A título de exemplo, de modo que o leitor perceba as contribuições que esse livro pode trazer para o seu cotidiano de atividades, destaco alguns conteúdos de alguns dos capítulos:
No capítulo 1, são tratados em detalhes os programas, documentos, treinamentos, dentre outros procedimentos obrigatórios à construção trazidos pelas NRs e por outros textos de recomendações ou normativos;
No capítulo 2, há uma série de recomendações de boas práticas socialmente responsáveis a serem trabalhadas pelas construtoras com foco no trabalho digno (alfabetização digital, capacitação técnica da mão de obra, manutenção do canteiro de obras humanizado, dentre outras);
No capítulo 3, são trazidos os equipamentos de proteção coletivas (EPCs) necessários às obras, especificações técnicas, critérios de projeto (cargas a serem suportadas, por exemplo) para cada um dos EPCs e sistemas disponíveis do mercado que têm potencial de atendimento a esses requisitos;
No capítulo 7 e 9, são discutidas as principais doenças ocupacionais que ocorrem na construção civil e são trazidas práticas de primeiros socorros aplicada ao canteiro de obras, respectivamente;
No capítulo 10, dentre outros aspectos, é discutida a motivação do trabalhador na perspectiva da psicologia do trabalho;
No capítulo 11, traz-se a gamificação como ferramenta para identificar o perfil de jogador na construção e, a partir dessa classificação, desenvolver práticas motivacionais para cada perfil de trabalhador na empresa, e
No capítulo 14, são discutidas perspectivas de desenvolvimento para a construção civil no âmbito de SST, principalmente voltada à utilização de realidade virtual e realidade aumentada.

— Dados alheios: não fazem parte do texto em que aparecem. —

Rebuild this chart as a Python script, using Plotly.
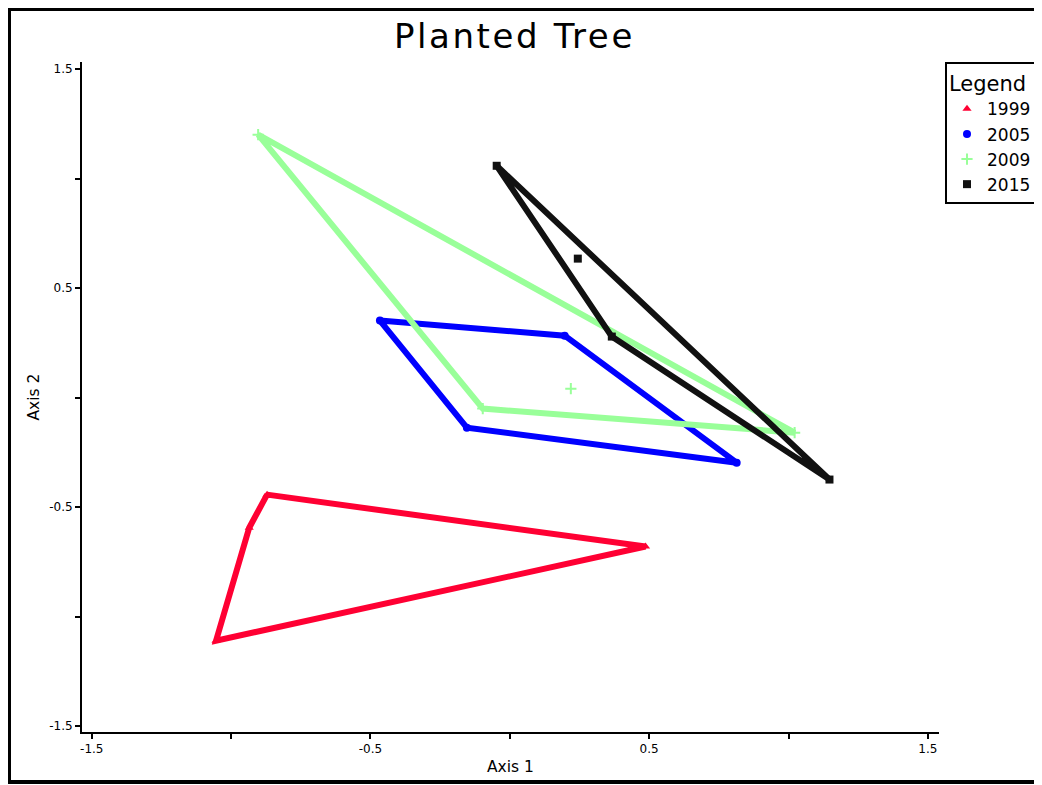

C.H.+: Dos temas abordados na publicação, qual o senhor destacaria como fundamental a sua observância?
H.S.P.: Destaco que todos os temas tratados no livro são fundamentais. É interessante perceber, no entanto, que há capítulos que auxiliarão as empresas hoje e outros que auxiliarão ela futuramente, a depender do seu estágio de engajamento com o campo de SST.
C.H.+: O que definiu a participação dos 20 autores?
H.S.P.: Considerando a Segurança e a Saúde do Trabalhador da Construção Civil como áreas bastante amplas, a escrita do livro por 20 autores foi decisiva para garantir sua qualidade e aplicabilidade, uma vez que a temática de cada capítulo foi escrito por profissionais experientes e de referência naquela área. Ter a temática de saúde do trabalho abordada por um médico do trabalho, a de psicologia do trabalho tratada por psicólogos do trabalho, a de segurança em eletricidade tratada por engenheiro eletricista e engenheiro de segurança do trabalho, a de higiene ocupacional por um higienista ocupacional, dentre outros, resultou em um material extremamente aplicável e passível de se tornar um guia para a construção civil nacional no âmbito de SST.
C.H.+: Na sua visão, qual a importância das iniciativas desenvolvidas na área de SST para a construção civil?
H.S.P.: A atuação da CBIC e do Sesi no campo de SST aplicado à construção civil tem sido decisiva para conscientizar o setor no âmbito da importância da segurança e da saúde do trabalho, assim como para capacitar e atualizar gestores e mão de obra frente aos procedimentos normativos, tecnologias aplicáveis à construção, dentre outras. A realização de eventos técnicos e cursos de capacitação voltadas à SST, publicação de manuais orientativos e participação ativa nos processos de revisão de normas de segurança são algumas dessas práticas da CBIC e do Sesi com o foco no aperfeiçoamento da construção civil nacional.